Sales from Q1 are not exciting but not alarming either. On one side, the company is improving its position in the developed markets, with sales slightly up both in North America and Europe. On the other side, the weakness in emerging markets such as Russia, the China slowdown and social and political tensions in the Middle East created an unfavorable environment for international growth. We should expect significantly better growth in revenue once the environment in the emerging markets starts to improve.
After the completion of a 1 million share buyback in May, the company recently announced a new 4 million share buyback with the aim of creating a reserve for stock-based compensation programs. 4 million shares is not a significant number, considering that the current number of shares outstanding is around 480 million. The buyback would reduce shares outstanding by 0.8%, not an amount that can make some difference, but just a buyback that is coherent with the stock-based compensation plan for the period 2013-2017 and for other potential plans to be approved for the future.
There are some concerns about potential results of Brexit in the first years of the process. Factors such as regulatory divergences that may arise, the general environment of uncertainty that may take place in the first years, the general shift of European policies towards less liberal ones, the political contagion where other countries decide to exit the EU are some of the main reasons why the market is concerned about Brexit. My goal here is not to analyze the effects of Brexit on the economy or on Luxottica. I just want to underline that in the last few days, European markets have started to drop as a consequence of such concerns. We shouldn't underestimate the potential selloff that could take place in the following weeks, as we go closer to the referendum and also after the vote. Concerns about a Eurozone break-up have demonstrated their potential as short catalysts in 2011, and I expect similar (even if not of the same magnitude) market reactions for Brexit. If not because of the short-term economic uncertainty that it could trigger, surely for the political one. The possibility of a political contagion exists and the market's reaction to a vote that is favorable to Brexit is highly probable.
Therefore, my view is that investors considering buying the stock or adding to their position should wait for the market's reaction to Brexit and avoid a potential selloff that could take place in the next few weeks.

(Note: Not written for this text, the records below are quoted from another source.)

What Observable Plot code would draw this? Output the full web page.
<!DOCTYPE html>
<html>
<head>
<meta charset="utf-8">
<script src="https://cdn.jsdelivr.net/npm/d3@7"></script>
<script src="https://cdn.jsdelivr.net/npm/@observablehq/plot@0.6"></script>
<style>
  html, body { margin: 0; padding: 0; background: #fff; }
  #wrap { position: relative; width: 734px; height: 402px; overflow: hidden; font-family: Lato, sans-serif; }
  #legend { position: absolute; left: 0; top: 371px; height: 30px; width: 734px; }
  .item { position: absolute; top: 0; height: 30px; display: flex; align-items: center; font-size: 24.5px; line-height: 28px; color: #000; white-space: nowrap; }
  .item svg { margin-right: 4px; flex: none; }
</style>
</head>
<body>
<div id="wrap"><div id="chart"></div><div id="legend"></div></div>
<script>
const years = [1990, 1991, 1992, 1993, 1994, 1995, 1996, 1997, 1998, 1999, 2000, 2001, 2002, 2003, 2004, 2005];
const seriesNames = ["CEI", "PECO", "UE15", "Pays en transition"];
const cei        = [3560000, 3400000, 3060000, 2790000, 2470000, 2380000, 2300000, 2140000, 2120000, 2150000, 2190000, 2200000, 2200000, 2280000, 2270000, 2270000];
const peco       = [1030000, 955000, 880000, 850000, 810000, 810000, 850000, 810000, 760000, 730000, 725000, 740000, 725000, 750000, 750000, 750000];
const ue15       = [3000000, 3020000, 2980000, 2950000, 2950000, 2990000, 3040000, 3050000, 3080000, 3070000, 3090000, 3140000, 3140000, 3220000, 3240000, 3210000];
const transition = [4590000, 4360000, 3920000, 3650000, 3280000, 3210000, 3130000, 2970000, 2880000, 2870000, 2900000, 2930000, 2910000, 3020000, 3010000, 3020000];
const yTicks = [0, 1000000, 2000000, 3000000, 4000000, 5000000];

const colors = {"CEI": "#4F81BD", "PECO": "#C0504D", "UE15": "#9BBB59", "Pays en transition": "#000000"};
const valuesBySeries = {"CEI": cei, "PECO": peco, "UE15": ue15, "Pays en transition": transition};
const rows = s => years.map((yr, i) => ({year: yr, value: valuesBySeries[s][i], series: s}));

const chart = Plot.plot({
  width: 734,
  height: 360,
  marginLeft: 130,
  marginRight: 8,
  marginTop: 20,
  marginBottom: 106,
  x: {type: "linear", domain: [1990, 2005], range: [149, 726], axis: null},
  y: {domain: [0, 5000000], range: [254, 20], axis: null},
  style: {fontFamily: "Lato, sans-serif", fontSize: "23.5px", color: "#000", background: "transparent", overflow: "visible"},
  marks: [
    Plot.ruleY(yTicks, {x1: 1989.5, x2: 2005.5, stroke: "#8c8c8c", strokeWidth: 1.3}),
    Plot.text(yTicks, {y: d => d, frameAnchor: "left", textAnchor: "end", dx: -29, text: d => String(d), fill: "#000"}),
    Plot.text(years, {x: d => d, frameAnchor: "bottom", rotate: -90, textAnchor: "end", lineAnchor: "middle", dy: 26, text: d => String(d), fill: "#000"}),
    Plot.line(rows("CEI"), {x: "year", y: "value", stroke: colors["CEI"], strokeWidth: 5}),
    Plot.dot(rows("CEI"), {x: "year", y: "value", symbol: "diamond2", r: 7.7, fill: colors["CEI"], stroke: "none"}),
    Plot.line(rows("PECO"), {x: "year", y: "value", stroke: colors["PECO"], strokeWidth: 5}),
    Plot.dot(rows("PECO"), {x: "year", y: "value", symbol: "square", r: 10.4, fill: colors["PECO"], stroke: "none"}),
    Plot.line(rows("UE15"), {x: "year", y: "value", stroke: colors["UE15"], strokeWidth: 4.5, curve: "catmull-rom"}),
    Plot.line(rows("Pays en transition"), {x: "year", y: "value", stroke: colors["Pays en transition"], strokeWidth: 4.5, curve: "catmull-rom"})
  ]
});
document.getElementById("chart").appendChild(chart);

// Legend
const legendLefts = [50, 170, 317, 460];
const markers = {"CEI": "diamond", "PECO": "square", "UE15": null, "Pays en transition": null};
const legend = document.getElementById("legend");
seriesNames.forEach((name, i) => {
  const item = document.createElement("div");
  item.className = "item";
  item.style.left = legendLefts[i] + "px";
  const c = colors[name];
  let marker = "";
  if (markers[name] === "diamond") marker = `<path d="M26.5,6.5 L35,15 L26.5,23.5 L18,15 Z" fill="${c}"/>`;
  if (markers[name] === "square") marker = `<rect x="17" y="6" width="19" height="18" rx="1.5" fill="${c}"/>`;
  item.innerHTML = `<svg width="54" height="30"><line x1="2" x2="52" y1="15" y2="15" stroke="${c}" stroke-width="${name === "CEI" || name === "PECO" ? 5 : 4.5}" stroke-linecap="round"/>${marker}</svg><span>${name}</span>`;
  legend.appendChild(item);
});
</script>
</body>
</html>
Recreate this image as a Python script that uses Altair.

In my opinion, Luxottica remains a good stock for long-term oriented investors, based on its strong performance and wide moat given by factors like its portfolio of brands, the extremely efficient vertically integrated structure and the strong retail network. Results in Q1 were overall good, with sales increases in North America, Europe and Latin America, against a weaker performance in Asia-Pacific and rest of the world. Sales data didn't affect my view of Luxottica as a strong company and a good stock for long-term capital appreciation. By the way, concerns about the effects of Brexit could impact the stock and trigger a selloff in the European markets. I believe that waiting to see markets' reaction to the Brexit vote could save us from short-term pain and could offer a more interesting entry point.
Disclosure: I/we have no positions in any stocks mentioned, but may initiate a long position in LUXGF, LUX over the next 72 hours.
I wrote this article myself, and it expresses my own opinions. I am not receiving compensation for it (other than from Seeking Alpha). I have no business relationship with any company whose stock is mentioned in this article.